Blade of the Iron Throne

Blade of the Iron Thone is a Kickstarted successor to the Riddle of Steel. I haven't played either Riddle of Steel or Blade of the Iron Throne and I'm not sure I ever will. Primarily I was interested in Blade to have access to its mechanics as I never picked up Riddle of Steel.

The basis of the system is a dice pool builder of d12s that are aiming for a target number of 7 to be considered a success. The systems mainly aim to manipulate either the number of successes required to complete a task and the number of dice that are added to the pool.

The basic concept is pretty sound, this after all is basic the World of Darkness system with a dice that is easier to roll.

Unsurprisingly there is a substantial focus on combat and simulating small melee battles, there are even different hit location charts for different kinds of attacks. Interestingly there is more abstraction than I was expecting and more emphasis on a fictional conceit of looking at discrete units of interesting action. It isn't as dry as I was expecting, although armour does model three types of damage so there is certainly a level of detail which the system revels in.

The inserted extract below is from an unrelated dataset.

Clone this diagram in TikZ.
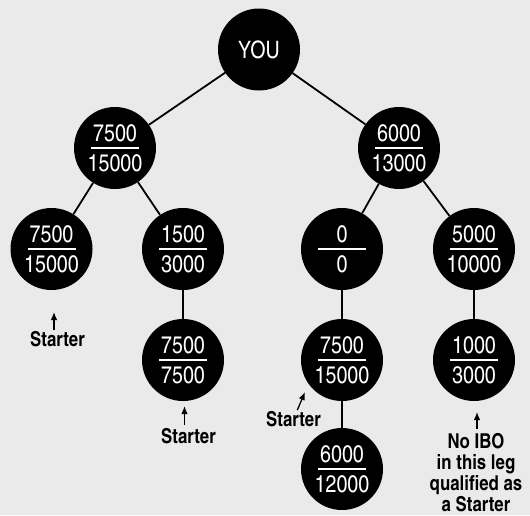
\documentclass[tikz,border=0pt]{standalone}
\usepackage{fontspec}
\setmainfont{texgyreheroscn}[Extension=.otf, UprightFont=*-regular, BoldFont=*-bold]
\usepackage{tikz}
\usetikzlibrary{arrows.meta,positioning}
\definecolor{paper}{HTML}{EAEAEA}
\definecolor{ink}{HTML}{000000}
\tikzset{
  disc/.style={
    circle, fill=ink, text=white, minimum size=82pt, inner sep=0pt,
    align=center, font=\fontsize{24}{30}\selectfont},
  share/.style={disc, path picture={
    \draw[white, line width=1.6pt]
      ([xshift=-24pt]path picture bounding box.center) --
      ([xshift=24pt]path picture bounding box.center);}},
  link/.style={draw=ink, line width=1.8pt},
  pointer/.style={-{Latex[length=8pt,width=6.5pt]}, line width=1.3pt, color=ink},
  note/.style={font=\fontsize{20.5}{21}\selectfont\bfseries, align=center, text=ink, inner sep=0pt},
}

\begin{document}
\begin{tikzpicture}[on grid]
  \path[use as bounding box, fill=paper] (0,0) rectangle (530pt,-515pt);

  \node[disc] (you) at (259pt,-49.5pt) {YOU};
  \node[share, below left=98.5pt and 144pt of you] (legL) {7500\\15000};
  \node[share, below right=98.5pt and 140pt of you] (legR) {6000\\13000};
  \node[share, below left=101pt and 63.5pt of legL] (ll) {7500\\15000};
  \node[share, below right=101pt and 68pt of legL] (lr) {1500\\3000};
  \node[share, below left=101pt and 57pt of legR] (rl) {0\\0};
  \node[share, below right=101pt and 75pt of legR] (rr) {5000\\10000};
  \node[share, below=111pt of lr] (lrd) {7500\\7500};
  \node[share, below=111pt of rl] (rld) {7500\\15000};
  \node[share, below=111pt of rr] (rrd) {1000\\3000};
  \node[share, below=109pt of rld] (rldd) {6000\\12000};

  \node[note, below=90pt of ll, xshift=6pt] (startL) {Starter};
  \node[note, below=76.5pt of lrd, xshift=5.5pt] (startM) {Starter};
  \node[note, below left=59pt and 48.5pt of rld] (startR) {Starter};
  \node[note, below=113pt of rrd, xshift=2pt] (noIbo)
    {No IBO\\in this leg\\qualified as\\a Starter};

  \coordinate[above=27pt of startL, xshift=-3.5pt] (tipL);
  \coordinate[above=30.5pt of startM, xshift=-4pt] (tipM);
  \coordinate[above right=27pt and 11.5pt of startR] (tipR);
  \coordinate[above=61pt of noIbo, xshift=1pt] (tipN);

  \draw[link] (you) -- (legL);
  \draw[link] (you) -- (legR);
  \draw[link] (legL) -- (ll);
  \draw[link] (legL) -- (lr);
  \draw[link] (legR) -- (rl);
  \draw[link] (legR) -- (rr);
  \draw[link] (lr) -- (lrd);
  \draw[link] (rl) -- (rld);
  \draw[link] (rr) -- (rrd);
  \draw[link] (rld) -- (rldd);

  \draw[pointer, shorten <=1pt] (startL.north -| tipL) -- (tipL);
  \draw[pointer, shorten <=4pt] (startM.north -| tipM) -- (tipM);
  \draw[pointer, shorten <=1pt] (startR) -- (tipR);
  \draw[pointer, shorten <=5pt] (noIbo.north -| tipN) -- (tipN);
\end{tikzpicture}
\end{document}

Magic also gets a bunch of specific systems with an idea that magic-using is corrupting and sorcerers need to manage risks as well as rewards. I was also surprised here as you don't get the normal endless, droning list of spells with their specific triggers and effects. Instead you get these broad "mysteries" around themes like cursing and enslavement. This definitely moves things to a more mysterious and flexible form of magic that is both more unpredictable than Vancian conventions and more powerful in terms of where it might take the story. Crunchy but not dull.

There is a default setting in the back of the book but the ethos being invoked here is very much the Conan stories with freebooters encountering sinister and strange things at the fringes of civilisation and bloodily fighting for their lives at the heart of it.

Overall its still hundreds of pages long and I'm not sure I have the motivation or the audience to discover its nuances but it does seem to be occupying a sensible middle-ground between Burning Wheel and Dungeons and Dragons clones.